While the details of the proposal need to be examined closely, this concept has real merit. It offers substantial cash to pay down the CCW debt, returns the property to private ownership, and preserves a vast tract of recreational land while allowing public recreational access. All this would be achieved while enhancing the character of the surrounding residential neighborhood, in sharp contrast to the Toll Brothers’ demand that Woodbridge change its residential zoning regulations to allow dense residential development.

Since 2009, I and others have been advocating for just this type of proposal. At that time, I chaired the Woodbridge Conservation Commission. When the Country Club went into foreclosure and a dense housing development was threatened, the Selectmen sought advice from the Conservation Commission on the purchase of the golf course. We supported the decision to purchase, but only if the town placed a conservation easement on the land and re-sold it.

One of my colleagues on that commission, Jim Urbano, has joined me in continuing to advocate for the “protect and sell” option.
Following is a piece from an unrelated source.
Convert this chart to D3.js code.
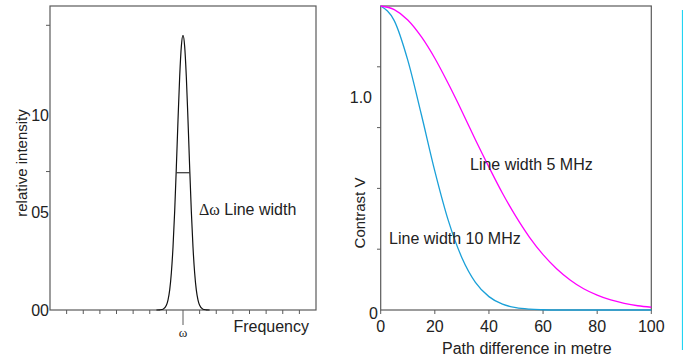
<!DOCTYPE html>
<html>
<head>
<meta charset="utf-8">
<script src="https://cdn.jsdelivr.net/npm/d3@7"></script>
<style>
  body { margin: 0; background: #fff; }
  text { font-family: "Liberation Sans", Arial, sans-serif; fill: #222; }
</style>
</head>
<body>
<svg id="chart" width="683" height="362"></svg>
<script>
// left panel: spectral line (frequency offset in tick units, relative intensity)
const lineOffset = [-1.6, -1.4, -1.2, -1.0, -0.9, -0.8, -0.7, -0.6, -0.5, -0.4, -0.3, -0.2, -0.1, 0,
                    0.1, 0.2, 0.3, 0.4, 0.5, 0.6, 0.7, 0.8, 0.9, 1.0, 1.2, 1.4, 1.6];
const lineIntensity = [0, 0.001, 0.004, 0.024, 0.052, 0.103, 0.191, 0.324, 0.508, 0.733, 0.975, 1.196, 1.352, 1.408,
                       1.352, 1.196, 0.975, 0.733, 0.508, 0.324, 0.191, 0.103, 0.052, 0.024, 0.004, 0.001, 0];
const halfWidth = 0.41;           // half of Δω at half maximum
const halfMax = 0.704;
const leftYLabels = [{ v: 0, t: "00" }, { v: 0.5, t: "05" }, { v: 1.0, t: "10" }];
const leftYMinor = [0.71, 1.46];

// right panel: contrast vs path difference
const pathDiff = [0, 5, 10, 15, 20, 25, 30, 35, 40, 45, 50, 55, 60, 65, 70, 75, 80, 85, 90, 95, 100];
const contrast10 = [1, 0.952, 0.822, 0.644, 0.457, 0.294, 0.172, 0.091, 0.044, 0.019, 0.0075, 0.0027, 0.0009,
                    0, 0, 0, 0, 0, 0, 0, 0];
const contrast5 = [1, 0.988, 0.954, 0.899, 0.828, 0.744, 0.654, 0.560, 0.470, 0.384, 0.307, 0.239, 0.182,
                   0.136, 0.099, 0.070, 0.049, 0.033, 0.022, 0.014, 0.009];
const rightXTicks = [0, 20, 40, 60, 80, 100];
const rightYMinor = [0.2, 0.4, 0.6, 0.8];
const rightYLabels = [{ v: 0, t: "0" }, { v: 0.70, t: "1.0" }];

const svg = d3.select("#chart");
const axisColor = "#5a5a5a";

// ---------- left panel ----------
const xL = d3.scaleLinear().domain([-8, 8]).range([50, 316]);
const yL = d3.scaleLinear().domain([0, 1]).range([310, 115]);
const left = svg.append("g");

left.append("rect")
  .attr("x", 50).attr("y", 6).attr("width", 266).attr("height", 304)
  .attr("fill", "none").attr("stroke", axisColor).attr("stroke-width", 1.2);

left.selectAll(".xt").data(d3.range(-7, 8))
  .enter().append("line")
  .attr("x1", d => xL(d)).attr("x2", d => xL(d))
  .attr("y1", 310).attr("y2", d => d === 0 ? 325 : 314)
  .attr("stroke", axisColor).attr("stroke-width", 1);

left.selectAll(".ym").data(leftYMinor)
  .enter().append("line")
  .attr("x1", 46).attr("x2", 50)
  .attr("y1", d => yL(d)).attr("y2", d => yL(d))
  .attr("stroke", axisColor);

left.selectAll(".yl").data(leftYLabels)
  .enter().append("text")
  .attr("x", 49).attr("y", d => yL(d.v) + 5.5)
  .attr("text-anchor", "end").style("font-size", "16px")
  .text(d => d.t);

const lineL = d3.line()
  .x((d, i) => xL(lineOffset[i]))
  .y(d => yL(d))
  .curve(d3.curveMonotoneX);
left.append("path")
  .attr("d", lineL(lineIntensity))
  .attr("fill", "none").attr("stroke", "#111").attr("stroke-width", 1.2);

left.append("line")
  .attr("x1", xL(-halfWidth)).attr("x2", xL(halfWidth))
  .attr("y1", yL(halfMax)).attr("y2", yL(halfMax))
  .attr("stroke", "#333").attr("stroke-width", 1.2);

const dw = left.append("text")
  .attr("x", xL(0.96)).attr("y", yL(0.487))
  .style("font-size", "16px");
dw.append("tspan").style("font-family", "'Liberation Serif', 'Times New Roman', serif").text("Δω");
dw.append("tspan").text(" Line width");

left.append("text")
  .attr("x", xL(0)).attr("y", 337).attr("text-anchor", "middle")
  .style("font-family", "'Liberation Serif', 'Times New Roman', serif").style("font-size", "13px")
  .text("ω");

left.append("text")
  .attr("x", 309).attr("y", 332).attr("text-anchor", "end")
  .style("font-size", "16px").text("Frequency");

left.append("text")
  .attr("transform", "translate(27,163) rotate(-90)")
  .attr("text-anchor", "middle").style("font-size", "15px")
  .text("relative intensity");

// ---------- right panel ----------
const xR = d3.scaleLinear().domain([0, 100]).range([380.7, 651.3]);
const yR = d3.scaleLinear().domain([0, 1]).range([310, 6]);
const right = svg.append("g");

right.append("rect")
  .attr("x", 380.7).attr("y", 6).attr("width", 270.6).attr("height", 304)
  .attr("fill", "none").attr("stroke", axisColor).attr("stroke-width", 1.2);

right.selectAll(".xt").data(rightXTicks)
  .enter().append("line")
  .attr("x1", d => xR(d)).attr("x2", d => xR(d))
  .attr("y1", 310).attr("y2", 314)
  .attr("stroke", axisColor);

right.selectAll(".xl").data(rightXTicks)
  .enter().append("text")
  .attr("x", d => xR(d)).attr("y", 332)
  .attr("text-anchor", "middle").style("font-size", "16px")
  .text(d => d);

right.selectAll(".ym").data(rightYMinor)
  .enter().append("line")
  .attr("x1", 377).attr("x2", 380.7)
  .attr("y1", d => yR(d)).attr("y2", d => yR(d))
  .attr("stroke", axisColor);

right.selectAll(".yl").data(rightYLabels)
  .enter().append("text")
  .attr("x", d => d.v === 0 ? 378 : 372).attr("y", d => yR(d.v) + (d.v === 0 ? 8.5 : 6))
  .attr("text-anchor", "end").style("font-size", "16px")
  .text(d => d.t);

const lineR = d3.line()
  .x((d, i) => xR(pathDiff[i]))
  .y(d => yR(d))
  .curve(d3.curveMonotoneX);

right.append("path")
  .attr("d", lineR(contrast10))
  .attr("fill", "none").attr("stroke", "#1aa0d8").attr("stroke-width", 1.3);
right.append("path")
  .attr("d", lineR(contrast5))
  .attr("fill", "none").attr("stroke", "#ff00ff").attr("stroke-width", 1.3);

// curve labels with white backing, as in the original
function label(g, x, y, txt) {
  const t = g.append("text").attr("x", x).attr("y", y).style("font-size", "16px").text(txt);
  const b = t.node().getBBox();
  g.insert("rect", "text")
    .attr("x", b.x - 2).attr("y", b.y).attr("width", b.width + 4).attr("height", b.height)
    .attr("fill", "#fff");
}
label(right, xR(33), yR(0.46), "Line width 5 MHz");
label(right, xR(3.1), yR(0.217), "Line width 10 MHz");

right.append("text")
  .attr("x", xR(54)).attr("y", 354).attr("text-anchor", "middle")
  .style("font-size", "16px").text("Path difference in metre");

right.append("text")
  .attr("transform", "translate(365,213) rotate(-90)")
  .attr("text-anchor", "middle").style("font-size", "15px")
  .text("Contrast V");

// cyan separator on the far right
svg.append("line")
  .attr("x1", 682.5).attr("x2", 682.5).attr("y1", 10).attr("y2", 350)
  .attr("stroke", "#22d4f2").attr("stroke-width", 1.2);
</script>
</body>
</html>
In November 2013, he arranged a meeting for First Selectman Scalettar and Town Attorney Weiner with a golf consultant and a commercial real estate consultant. Both experts explained that the CCW has value as a golf course and could be successfully marketed with a conservation easement in place. The consultants offered to create a marketing plan and find a buyer. But Ms. Scalettar ignored this offer. Instead, she created an RFP (Request for Proposals) focused on a dense residential development on a portion of the property, an option that had already been rejected by the Town’s voters in a 2011 referendum.
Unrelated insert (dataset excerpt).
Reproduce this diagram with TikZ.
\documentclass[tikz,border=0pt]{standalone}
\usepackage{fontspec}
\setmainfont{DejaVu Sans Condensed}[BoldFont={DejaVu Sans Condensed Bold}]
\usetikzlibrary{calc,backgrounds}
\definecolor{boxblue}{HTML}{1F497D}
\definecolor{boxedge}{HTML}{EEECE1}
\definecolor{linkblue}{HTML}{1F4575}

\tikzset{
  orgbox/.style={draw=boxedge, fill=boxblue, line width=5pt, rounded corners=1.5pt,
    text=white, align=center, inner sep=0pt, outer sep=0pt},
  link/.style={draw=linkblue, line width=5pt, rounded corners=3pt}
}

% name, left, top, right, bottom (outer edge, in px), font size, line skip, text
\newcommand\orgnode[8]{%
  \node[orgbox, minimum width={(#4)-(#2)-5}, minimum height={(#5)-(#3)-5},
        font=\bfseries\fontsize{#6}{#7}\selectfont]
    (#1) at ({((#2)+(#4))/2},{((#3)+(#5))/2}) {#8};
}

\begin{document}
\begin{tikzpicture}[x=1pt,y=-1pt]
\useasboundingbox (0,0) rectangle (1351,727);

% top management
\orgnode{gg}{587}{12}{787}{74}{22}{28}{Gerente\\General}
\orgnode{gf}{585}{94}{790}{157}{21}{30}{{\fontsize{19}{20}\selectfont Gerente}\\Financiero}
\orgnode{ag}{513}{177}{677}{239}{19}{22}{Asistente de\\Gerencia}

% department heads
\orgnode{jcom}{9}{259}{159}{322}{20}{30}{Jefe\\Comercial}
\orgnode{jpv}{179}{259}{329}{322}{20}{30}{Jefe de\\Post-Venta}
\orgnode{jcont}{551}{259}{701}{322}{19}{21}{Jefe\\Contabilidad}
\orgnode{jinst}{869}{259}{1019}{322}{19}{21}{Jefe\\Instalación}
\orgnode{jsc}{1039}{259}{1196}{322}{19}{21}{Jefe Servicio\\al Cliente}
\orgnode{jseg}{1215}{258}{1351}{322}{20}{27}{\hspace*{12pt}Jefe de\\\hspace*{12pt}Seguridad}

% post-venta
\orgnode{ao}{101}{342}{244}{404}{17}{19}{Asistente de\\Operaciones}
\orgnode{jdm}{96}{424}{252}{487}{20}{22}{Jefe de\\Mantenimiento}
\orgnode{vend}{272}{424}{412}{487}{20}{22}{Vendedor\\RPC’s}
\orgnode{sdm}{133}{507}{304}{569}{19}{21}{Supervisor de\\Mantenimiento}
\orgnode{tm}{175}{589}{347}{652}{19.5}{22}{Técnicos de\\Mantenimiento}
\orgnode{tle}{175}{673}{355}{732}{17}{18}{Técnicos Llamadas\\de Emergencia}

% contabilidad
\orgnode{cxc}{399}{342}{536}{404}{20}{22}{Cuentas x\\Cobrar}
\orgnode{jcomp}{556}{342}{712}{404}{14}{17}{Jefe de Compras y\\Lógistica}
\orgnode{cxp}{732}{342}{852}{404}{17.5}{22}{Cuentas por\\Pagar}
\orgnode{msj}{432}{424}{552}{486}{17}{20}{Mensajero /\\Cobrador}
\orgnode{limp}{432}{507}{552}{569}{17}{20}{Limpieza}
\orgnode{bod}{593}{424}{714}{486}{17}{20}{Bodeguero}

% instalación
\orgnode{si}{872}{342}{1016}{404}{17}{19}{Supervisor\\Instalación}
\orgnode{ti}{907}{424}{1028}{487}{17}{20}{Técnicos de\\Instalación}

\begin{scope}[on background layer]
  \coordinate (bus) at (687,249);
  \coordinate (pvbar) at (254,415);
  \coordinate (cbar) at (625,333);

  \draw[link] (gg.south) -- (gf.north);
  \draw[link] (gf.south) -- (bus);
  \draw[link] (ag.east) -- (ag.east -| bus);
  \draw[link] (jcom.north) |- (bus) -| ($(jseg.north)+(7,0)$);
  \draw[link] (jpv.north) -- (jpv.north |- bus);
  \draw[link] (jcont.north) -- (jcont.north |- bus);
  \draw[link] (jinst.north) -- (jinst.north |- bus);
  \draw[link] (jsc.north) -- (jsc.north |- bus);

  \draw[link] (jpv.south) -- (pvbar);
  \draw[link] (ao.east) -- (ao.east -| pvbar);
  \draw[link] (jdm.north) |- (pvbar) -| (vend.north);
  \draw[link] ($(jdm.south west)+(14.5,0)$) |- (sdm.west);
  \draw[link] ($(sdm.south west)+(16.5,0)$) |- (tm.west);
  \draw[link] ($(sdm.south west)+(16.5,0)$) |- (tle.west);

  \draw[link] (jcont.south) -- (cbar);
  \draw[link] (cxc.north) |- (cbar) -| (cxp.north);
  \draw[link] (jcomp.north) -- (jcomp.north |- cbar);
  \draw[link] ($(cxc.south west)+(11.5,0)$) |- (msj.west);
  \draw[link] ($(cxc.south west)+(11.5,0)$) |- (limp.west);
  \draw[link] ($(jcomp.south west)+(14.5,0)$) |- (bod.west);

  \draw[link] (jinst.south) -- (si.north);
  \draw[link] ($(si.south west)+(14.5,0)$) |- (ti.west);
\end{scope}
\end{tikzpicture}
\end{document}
In the 2015 Town election, one plank in the Republican campaign platform was to oppose zoning changes, such as those required for the Toll proposal, because they could open the floodgates to uncontrolled development town wide and threaten our Town’s rural character. Our alternate vision for the Country Club land was to consider more creative ideas for uses of the property that did not require re-zoning.

Last fall, I submitted an 8 page report to my fellow Selectmen with ideas for “Open Space” options for the CCW. Of course, the “Protect and Sell” option was prominently featured in this report. Again, it was ignored by the First Selectman.

More recently, local commercial realtor Steve Miller (of Levey, Miller, Maretz) attended the May 11, 2016 Board of Selectmen meeting and echoed the previous consultants’ view that the CCW could be sold as a golf course with a conservation easement.

Despite their narrow focus on housing development, town leaders now find themselves with an appealing alternative proposal. Given their staunch advocacy for Toll over the past three years, I sincerely hope Ms. Scalettar and Mr. Weiner will give this golf proposal the serious attention it deserves. They should assemble a top notch team of experienced corporate negotiators to match the negotiating team from Redan Reserve and work closely with Yale and the City of New Haven, the other potential partners in this proposal. We have the opportunity to substantially reduce the Town’s debt burden, preserve and protect a neighborhood, maintain and enhance the unique character of our Town, and be home to one of the top 100 golf courses in the world, without any change to our zoning. With all of these things in mind, Woodbridge residents deserve to be represented by a team that is motivated and capable of negotiating the best possible deal for the Town of Woodbridge.